Nairametrics| The Central Bank of Nigeria (CBN) has released its February report on the banking industry. With not so many reasons for the average bank depositor to cheer, the commercial banks themselves will be hoping for better fortunes in the coming reports. However, there still remain some bright spots in an otherwise bleak report. Here are 5 takeaways from the report.
- Banks themselves are not so happy: With commercial banks suffering a loss in value of about 170.2 billion (from N32.29 trillion in January to N32.1 trillion in February) in just one month, the ongoing recession, increasing non-performing loans and declining Capital Adequacy Ratio are taking their toll the net-worth of the sector. However, never being one to lose the banks are helping themselves out by drawing down their reserves with the CBN, as well as the frequent patronage of its Standing Lending Facility.
- Banks don’t care about diversification: all the talk about the diversification of the economy and investment into the real sector has fallen on deaf ears of commercial banks as they are not interested in borrowing these manufacturers. As the report showed, funds sourced were largely used not in credit extension to the real sector operators, but for the patronage of the Federal Government’s securities at a higher yield, basically profit-making. And to add insult to injury….

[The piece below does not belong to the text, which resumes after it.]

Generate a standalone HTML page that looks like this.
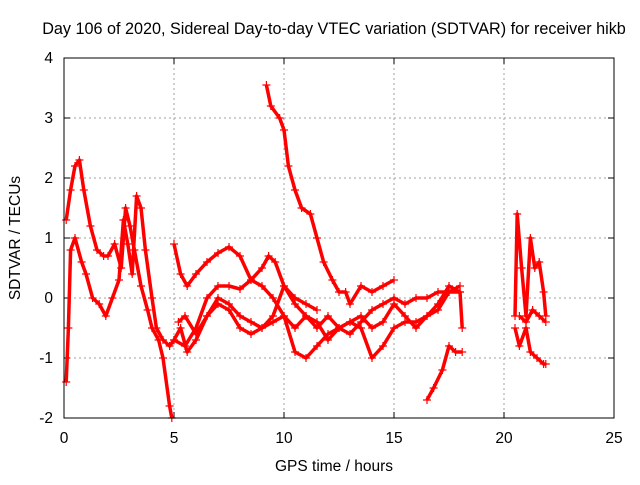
<!DOCTYPE html>
<html><head><meta charset="utf-8"><style>
body{margin:0;background:#fff;}
svg text{font-family:"Liberation Sans",sans-serif;font-size:15.5px;fill:#000;}
</style></head><body>
<svg id="chart" width="640" height="480">
<rect x="0" y="0" width="640" height="480" fill="#fff"/>
<g id="grid"></g>
<g id="ticks"></g>
<g id="series"></g>
<rect x="64" y="58" width="550" height="360" fill="none" stroke="#000" stroke-width="1"/>
<text x="334" y="34" text-anchor="middle" style="font-size:16.2px">Day 106 of 2020, Sidereal Day-to-day VTEC variation (SDTVAR) for receiver hikb</text>
<text x="334" y="471" text-anchor="middle">GPS time / hours</text>
<text transform="translate(20,238) rotate(-90)" text-anchor="middle">SDTVAR / TECUs</text>
</svg>
<script>
const xTicks=[0,5,10,15,20,25];
const yTicks=[-2,-1,0,1,2,3,4];
const traceA=[[9.2,3.55],[9.4,3.2],[9.8,3.0],[10.0,2.8],[10.2,2.2],[10.5,1.8],[10.8,1.5],[11.2,1.4],[11.5,1.0],[11.8,0.6],[12.2,0.3],[12.5,0.1],[12.8,0.1],[13.0,-0.1],[13.5,0.2],[14.0,0.1],[14.5,0.2],[15,0.3]];
const traceB=[[16.5,-1.7],[16.8,-1.5],[17.2,-1.2],[17.5,-0.8],[17.8,-0.9],[18.1,-0.9]];
const traceC=[[0.1,1.3],[0.3,1.8],[0.5,2.2],[0.7,2.3],[0.9,1.8],[1.2,1.2],[1.5,0.8],[1.8,0.7],[2.0,0.7],[2.3,0.9],[2.6,0.5],[2.8,1.5],[3.0,1.2],[3.2,0.8],[3.5,0.2],[3.8,-0.2],[4.0,-0.5],[4.3,-0.7],[4.5,-1.0],[4.8,-1.8],[4.9,-2.0]];
const traceD=[[0.1,-1.4],[0.2,-0.5],[0.3,0.8],[0.5,1.0],[0.8,0.6],[1.0,0.4],[1.3,0.0],[1.6,-0.1],[1.9,-0.3],[2.2,0],[2.5,0.3],[2.7,1.3],[2.9,0.9],[3.1,0.4],[3.3,1.7],[3.5,1.5],[3.7,0.8],[4.0,0.0],[4.2,-0.5],[4.5,-0.7],[4.8,-0.8],[5.0,-0.7],[5.3,-0.5],[5.6,-0.9],[6.0,-0.7],[6.5,-0.3],[7.0,0.0],[7.5,-0.1],[8.0,-0.3],[8.5,-0.4],[9.0,-0.5],[9.5,-0.4],[10.0,-0.3],[10.5,-0.5],[11.0,-0.3],[11.5,-0.4],[12.0,-0.7],[12.5,-0.5],[13,-0.4],[13.5,-0.3],[14,-0.5],[14.5,-0.4],[15,-0.1],[15.5,-0.3],[16,-0.5],[16.5,-0.3],[17,-0.1],[17.5,0.2],[18.0,0.1],[18.1,-0.5]];
const traceE=[[5.0,0.9],[5.3,0.4],[5.6,0.2],[6.0,0.4],[6.5,0.6],[7.0,0.75],[7.5,0.85],[8.0,0.7],[8.5,0.3],[9.0,0.5],[9.3,0.7],[9.6,0.6],[10.0,0.2],[10.5,-0.1],[11,-0.3],[11.5,-0.5],[12,-0.3],[12.5,-0.5],[13,-0.6],[13.5,-0.4],[14,-0.2],[14.5,-0.1],[15,0.0],[15.5,-0.1],[16,0.0],[16.5,0.0],[17,0.1],[17.5,0.1],[18,0.2]];
const traceF=[[5,-0.7],[5.5,-0.8],[6,-0.5],[6.5,0.0],[7.0,0.2],[7.5,0.2],[8,0.15],[8.5,0.3],[9,0.2],[9.5,0.0],[10,-0.3],[10.5,-0.9],[11,-1.0],[11.5,-0.8],[12,-0.6],[12.5,-0.5],[13,-0.4],[13.5,-0.5],[14,-1.0],[14.5,-0.8],[15,-0.5],[15.5,-0.4],[16,-0.4],[16.5,-0.3],[17,-0.2],[17.5,0.1],[18,0.1]];
const traceG=[[5.2,-0.4],[5.5,-0.3],[6,-0.6],[6.5,-0.3],[7,-0.1],[7.5,-0.2],[8,-0.5],[8.5,-0.6],[9,-0.5],[9.5,-0.3],[10,0.2],[10.5,0.0],[11,-0.1],[11.5,-0.2]];
const traceH=[[20.5,-0.3],[20.6,1.4],[20.8,0.5],[21.0,-0.3],[21.2,1.0],[21.4,0.5],[21.6,0.6],[21.8,0.1],[21.9,-0.3]];
const traceI=[[20.5,-0.5],[20.7,-0.8],[21.0,-0.5],[21.2,-0.9],[21.5,-1.0],[21.8,-1.1],[21.9,-1.1]];
const traceJ=[[20.7,-0.3],[21.0,-0.4],[21.3,-0.2],[21.6,-0.3],[21.9,-0.4]];
const traces=[traceA,traceB,traceC,traceD,traceE,traceF,traceG,traceH,traceI,traceJ];
const NS="http://www.w3.org/2000/svg";
const X=v=>64+v*22, Y=v=>58+(4-v)*60;
const grid=document.getElementById('grid'),ticks=document.getElementById('ticks'),ser=document.getElementById('series');
function mk(tag,attrs,parent){const e=document.createElementNS(NS,tag);for(const k in attrs)e.setAttribute(k,attrs[k]);parent.appendChild(e);return e;}
xTicks.forEach(t=>{
  if(t>0&&t<25){const g=mk('line',{x1:X(t),x2:X(t),y1:58,y2:418,stroke:'#a0a0a0','stroke-dasharray':'2,3'},grid);
  
  }
  mk('line',{x1:X(t),x2:X(t),y1:418,y2:412,stroke:'#000'},ticks);
  mk('line',{x1:X(t),x2:X(t),y1:58,y2:64,stroke:'#000'},ticks);
  const l=mk('text',{x:X(t),y:443,'text-anchor':'middle'},ticks);l.textContent=t;
  
  
});
yTicks.forEach(t=>{
  if(t>-2&&t<4){const g=mk('line',{x1:64,x2:614,y1:Y(t),y2:Y(t),stroke:'#a0a0a0','stroke-dasharray':'2,3'},grid);
  
  }
  mk('line',{x1:64,x2:70,y1:Y(t),y2:Y(t),stroke:'#000'},ticks);
  mk('line',{x1:614,x2:608,y1:Y(t),y2:Y(t),stroke:'#000'},ticks);
  const l=mk('text',{x:53,y:Y(t)+5,'text-anchor':'end'},ticks);l.textContent=t;
  
  
});
traces.forEach((tr,i)=>{
  const pl=mk('polyline',{points:tr.map(p=>X(p[0])+','+Y(p[1])).join(' '),fill:'none',stroke:'#ff0000','stroke-width':3.5,'stroke-linejoin':'round'},ser);
  
  
  tr.forEach(p=>{
    const x=X(p[0]),y=Y(p[1]);
    const m=mk('path',{d:`M${x-4},${y}H${x+4}M${x},${y-4}V${y+4}`,stroke:'#ff0000','stroke-width':1.2},ser);
    
    
  });
});
</script>
</body></html>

- …the customer always loses: It has never been a very profitable venture to be a depositor in Nigeria and the situation is worsening. While a depositor will earn an average of between 4.2% and 8.51% interest for ‘borrowing’ the bank, the bank will charge that same customer as high as 29.3% to borrow from it. Similarly, one-month and 12-month maturity deposit rates fell from 8.58 per cent and 10.77 per cent in January 2017 to their respective levels of 8.24 per cent and 10.37 per cent, at end of February 2017.
- And to what looks like a bright spot: Despite the preceding points, the commercial banks increased their overall credit to the domestic economy rose by 1.2 per cent to N21.8 trillion, against N21.54 trillion recorded at the end of January 2017. This was attributed to the 4.8 per cent and 0.2 per cent increase in claims on the Federal Government and claims on the private sector.
- Banks are still hanging in there: Even though the ratio of total specified liquid assets of commercial banks to their total current liabilities reduced from 44.3% in January to 42.2% in February, they still remained a comfortable 12.2% above the minimum 30% approved by the CBN.